MH370: Malaysia, Australia and China to discuss next step in search
Malaysia, Australia and China will hold a trilateral meeting next week to decide on the next step in the costly and frustrating hunt for the missing Malaysian jet.
Kuala Lumpur: Malaysia, Australia and China will hold a trilateral meeting next week to decide on the next step in the costly and frustrating hunt for the missing Malaysian jet, even as officials said it could take up to a year to find the final resting place of the plane.
"That`s a very important meeting because it will formalise the way ahead to ensure that this search continues with urgency and doesn`t stop at any stage," Australian search coordinator Air Chief Marshal (retd) Angus Houston said of the meeting in Canberra.
The proposed meeting follows a decision this week to scale back the costly search operation, including ending the aerial search for surface wreckage, in the southern Indian Ocean that has so far turned up no wreckage.
Houston noted that the search will take at least 8-12 months but said they were totally committed to find the Malaysia Airlines Flight MH370 that went missing on March 8.
"We need to continue to search, we owe it to the families," Houston, who is currently visiting Malaysia, told reporters here.
Malaysian Transport Minister Hishammuddin Hussein said he would attend the meeting.
Hishammuddin said he was confident that the aircraft will be found. "I believe we will find MH370 sooner or later."
Hishammuddin said Malaysia remains focused on finding the missing plane and more experts were on board the search team to find the Boeing 777-200.
He said he will travel to Canberra for the meeting on Monday.
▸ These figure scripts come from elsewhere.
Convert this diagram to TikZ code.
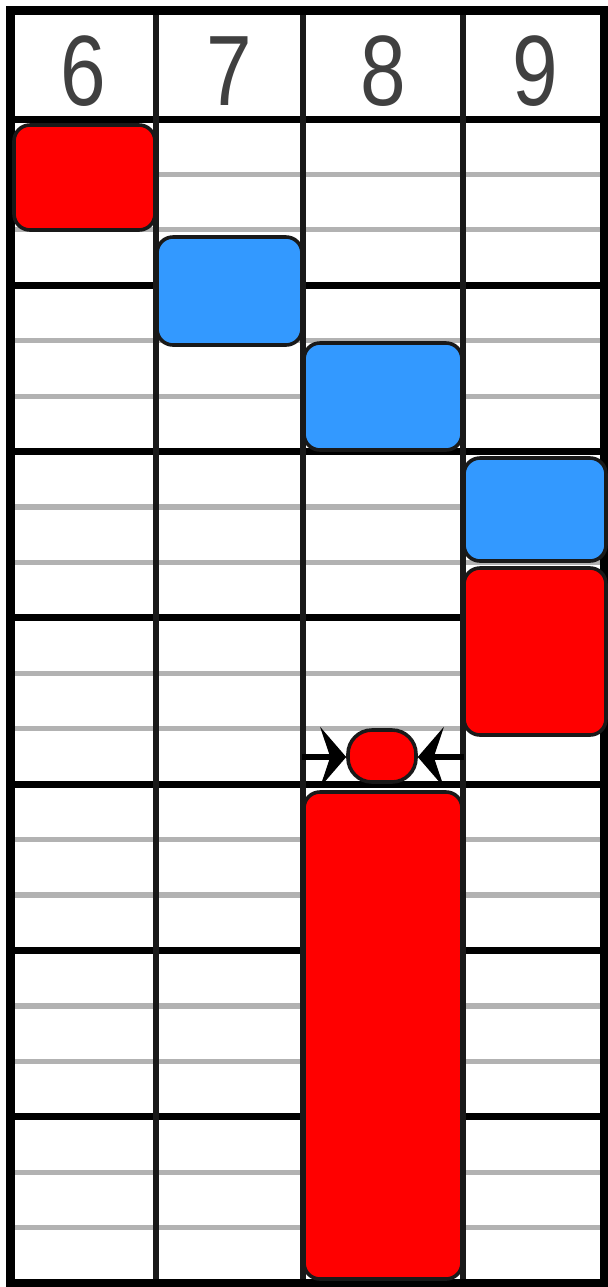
\documentclass[tikz,border=0pt]{standalone}
\usepackage{fontspec}
\setmainfont{Liberation Sans}
\usepackage{tikz}
\usetikzlibrary{arrows.meta}
\definecolor{slotred}{RGB}{255,0,0}
\definecolor{slotblue}{RGB}{51,153,255}
\newcommand{\hd}[1]{\scalebox{0.82}[1]{#1}}
\tikzset{
  frameline/.style = {line width=4.5pt,black},
  hourline/.style  = {line width=3.5pt,black},
  colline/.style   = {line width=2.6pt,black!90},
  subline/.style   = {line width=2.6pt,gray!60},
  slotbox/.style   = {draw=black!90,line width=1.8pt,rounded corners=8pt},
  headnum/.style   = {anchor=base,text=black!75,font=\fontsize{50}{50}\selectfont},
  pusharr/.style   = {-{Stealth[length=13pt,width=30pt,inset=5pt]},line width=2.8pt}
}

\begin{document}
\begin{tikzpicture}[x=0.5pt,y=-0.5pt]
  \useasboundingbox (0,0) rectangle (608,1287);
  \fill[white] (0,0) rectangle (608,1287);
  % thirds of each hour
  \foreach \k in {0,...,6}
    \foreach \s in {1,2}
      \draw[subline] (10.5,119+166.3*\k+55.43*\s) -- (604,119+166.3*\k+55.43*\s);
  \foreach \k in {0,...,6}
    \draw[hourline] (10.5,119+166.3*\k) -- (604,119+166.3*\k);
  \foreach \x in {156,303,463}
    \draw[colline] (\x,10) -- (\x,1283.5);
  \draw[frameline] (10.5,10) rectangle (604,1283.5);
  % header
  \node[headnum] (h6) at (83,105)  {\hd{6}};
  \node[headnum] (h7) at (229,105) {\hd{7}};
  \node[headnum] (h8) at (383,105) {\hd{8}};
  \node[headnum] (h9) at (535,105) {\hd{9}};
  % slots
  \foreach \xa/\ya/\xb/\yb/\c in {14/125/155/230/slotred,
      157/237/302/345/slotblue, 304/343/462/450/slotblue,
      464/458/606/561/slotblue, 464/568/606/735/slotred,
      304/792/462/1279/slotred}
    \draw[slotbox,fill=\c] (\xa,\ya) rectangle (\xb,\yb);
  \node[slotbox,fill=slotred,rounded corners=12pt,inner sep=0pt,
        minimum width=34pt,minimum height=26pt] (gap) at (382,756) {};
  \coordinate (gl) at (302,757);
  \coordinate (gr) at (464,757);
  \draw[pusharr] (gl) -- (gap.west |- gl);
  \draw[pusharr] (gr) -- (gap.east |- gr);
\end{tikzpicture}
\end{document}
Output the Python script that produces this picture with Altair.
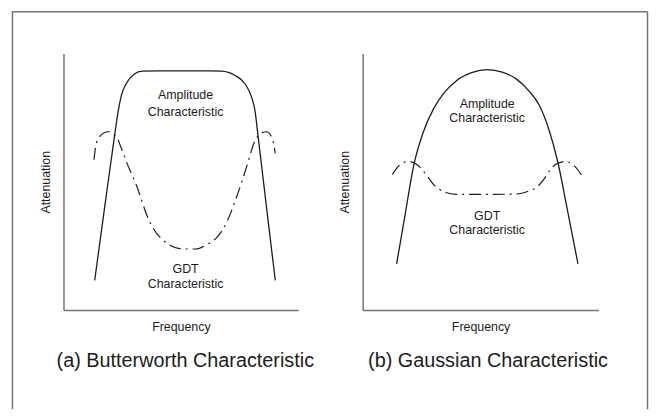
import altair as alt
import pandas as pd

# ---------------- data (axes run 0..100 in both panels) -------------
# (a) Butterworth
bw_amp_x = [13.3, 17.5, 21.7, 23.4, 24.7, 26.7, 30.2, 33.5, 40.7, 51.3, 61.8, 67.3, 73.1, 77.3, 80.1, 81.5, 82.9, 86.5, 90.2]
bw_amp_y = [11.6, 39.8, 67.6, 78.0, 83.8, 88.2, 92.0, 93.1, 93.2, 93.2, 93.2, 93.1, 91.4, 88.2, 83.0, 78.0, 67.6, 39.8, 11.6]
bw_gdt_x = [13.0, 13.7, 15.4, 18.9, 22.5, 24.7, 27.6, 30.9, 36.5, 43.5, 50.6, 56.2, 61.0, 66.0, 69.8, 73.1, 78.7, 81.2, 83.3, 86.4, 88.8, 90.2]
bw_gdt_y = [58.6, 63.7, 67.6, 69.5, 67.6, 62.9, 56.0, 49.0, 34.8, 26.4, 23.8, 23.8, 25.5, 29.0, 34.8, 42.5, 57.9, 65.3, 68.3, 69.5, 67.2, 61.1]

# (b) Gaussian
ga_amp_x = [14.4, 18.1, 21.7, 25.6, 30.1, 34.7, 39.9, 46.2, 52.9, 59.2, 65.1, 70.2, 74.9, 79.0, 82.7, 87.0, 91.3]
ga_amp_y = [18.0, 37.8, 56.6, 69.1, 78.5, 84.8, 89.5, 92.5, 93.7, 92.7, 90.1, 85.7, 79.8, 70.3, 57.9, 38.2, 18.0]
ga_gdt_x = [12.6, 14.7, 16.8, 19.6, 23.1, 26.5, 30.1, 35.7, 39.9, 52.5, 65.1, 70.2, 73.5, 76.9, 79.1, 81.9, 86.1, 89.5, 93.2]
ga_gdt_y = [52.8, 55.6, 57.3, 57.9, 56.6, 53.3, 48.9, 45.7, 45.1, 45.1, 45.2, 46.3, 47.6, 51.0, 54.1, 56.8, 57.9, 56.4, 52.1]

# annotation labels (text, x, y)
bw_label_text = ["Amplitude", "Characteristic", "GDT", "Characteristic"]
bw_label_x = [52.0, 52.0, 52.0, 52.0]
bw_label_y = [83.7, 77.2, 16.1, 10.3]
ga_label_text = ["Amplitude", "Characteristic", "GDT", "Characteristic"]
ga_label_x = [52.8, 52.8, 52.8, 52.8]
ga_label_y = [80.4, 74.9, 36.7, 31.2]

titles = ["(a) Butterworth Characteristic", "(b) Gaussian Characteristic"]
x_title = "Frequency"
y_title = "Attenuation"

FONT = "Liberation Sans"
INK = "#1c1c1c"
GREY = "#747474"
W_L, W_R, H = 237, 238, 259


def xenc():
    return alt.X("x:Q", scale=alt.Scale(domain=[0, 100], nice=False, zero=False),
                 axis=alt.Axis(title=x_title, ticks=False, labels=False, grid=False,
                               domainColor=GREY, domainWidth=1.5, titleFont=FONT,
                               titleFontSize=12.5, titleFontWeight="normal",
                               titleColor=INK, titlePadding=11))


def yenc():
    return alt.Y("y:Q", scale=alt.Scale(domain=[0, 100], nice=False, zero=False),
                 axis=alt.Axis(title=y_title, ticks=False, labels=False, grid=False,
                               domainColor=GREY, domainWidth=1.5, titleFont=FONT,
                               titleFontSize=12.5, titleFontWeight="normal",
                               titleColor=INK, titlePadding=11))


def panel(ax, ay, gx, gy, lt, lx, ly, title, title_dx, frame=False):
    amp = alt.Chart(pd.DataFrame({"x": ax, "y": ay})).mark_line(
        color=INK, strokeWidth=1.3, interpolate="monotone").encode(x=xenc(), y=yenc())
    gdt = alt.Chart(pd.DataFrame({"x": gx, "y": gy})).mark_line(
        color=INK, strokeWidth=1.2, interpolate="monotone",
        strokeDash=[12, 5, 2, 5]).encode(x=xenc(), y=yenc())
    lab = alt.Chart(pd.DataFrame({"t": lt, "x": lx, "y": ly})).mark_text(
        font=FONT, fontSize=12.5, color=INK, baseline="middle", align="center").encode(
        x=xenc(), y=yenc(), text="t:N")
    one = pd.DataFrame({"k": [0]})
    ttl = alt.Chart(one).mark_text(text=title, font=FONT, fontSize=20, color=INK,
                                   baseline="middle", align="center").encode(
        x=alt.value(title_dx), y=alt.value(310))
    layers = [amp, gdt, lab, ttl]
    if frame:
        fl = alt.Chart(one).mark_rule(color=GREY, strokeWidth=1.5).encode(
            x=alt.value(-51.5), y=alt.value(-42), y2=alt.value(359))
        ft = alt.Chart(one).mark_rule(color=GREY, strokeWidth=1.5).encode(
            x=alt.value(-51.5), x2=alt.value(589.5), y=alt.value(-42))
        fr = alt.Chart(one).mark_rule(color=GREY, strokeWidth=1.5).encode(
            x=alt.value(589.5), y=alt.value(-42), y2=alt.value(359))
        layers = [fl, ft, fr] + layers
    return alt.layer(*layers)


left = panel(bw_amp_x, bw_amp_y, bw_gdt_x, bw_gdt_y, bw_label_text, bw_label_x, bw_label_y,
             titles[0], 123, frame=True).properties(width=W_L, height=H)
right = panel(ga_amp_x, ga_amp_y, ga_gdt_x, ga_gdt_y, ga_label_text, ga_label_x, ga_label_y,
              titles[1], 126.5).properties(width=W_R, height=H)

chart = alt.hconcat(left, right, spacing=65, bounds="flush").properties(
    padding={"left": 3, "top": 0, "right": 0, "bottom": 0},
    background="white",
).configure_view(stroke="transparent")

chart.save("out.html", embed_options={"renderer": "svg", "actions": False})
A robotic mini-submarine is continuing to scan the Indian Ocean floor with still no sign of the plane`s debris.
Malaysia yesterday released a preliminary report on the mysterious disappearance of the plane, according to which Air traffic controllers failed to notice for 17 minutes that the ill-fated jet had gone off the radar and did not activate a rescue operation for nearly four hours.
Malaysian?authorities also released the plane`s full cargo manifest along with the report, saying the aircraft was carrying 4.566 tonnes of mangosteens, a fruit, besides 200 pieces of lithium ion batteries weighing about 2.453 tonnes.
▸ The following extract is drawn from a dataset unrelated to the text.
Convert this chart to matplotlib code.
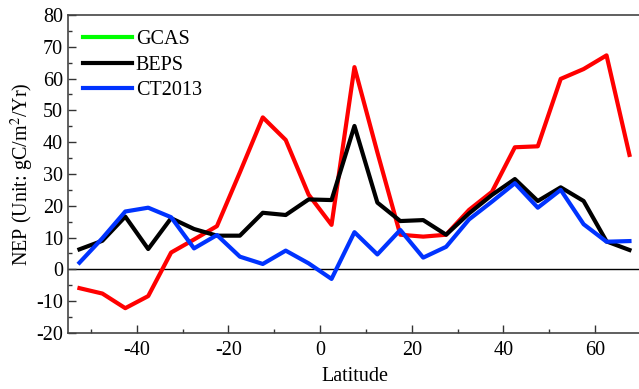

The Beijing-bound plane - carrying 239 people, including five Indians, an Indo-Canadian and 154 Chinese nationals - had mysteriously vanished on March 8 after taking off from Kuala Lumpur.
The mystery of the missing plane continues to baffle aviation and security authorities who have so far not succeeded in tracking the aircraft despite deploying hi-tech radar and other gadgets.
The search for the jet has been exhausting and expensive with estimates suggesting it may cost nearly USD 60 million.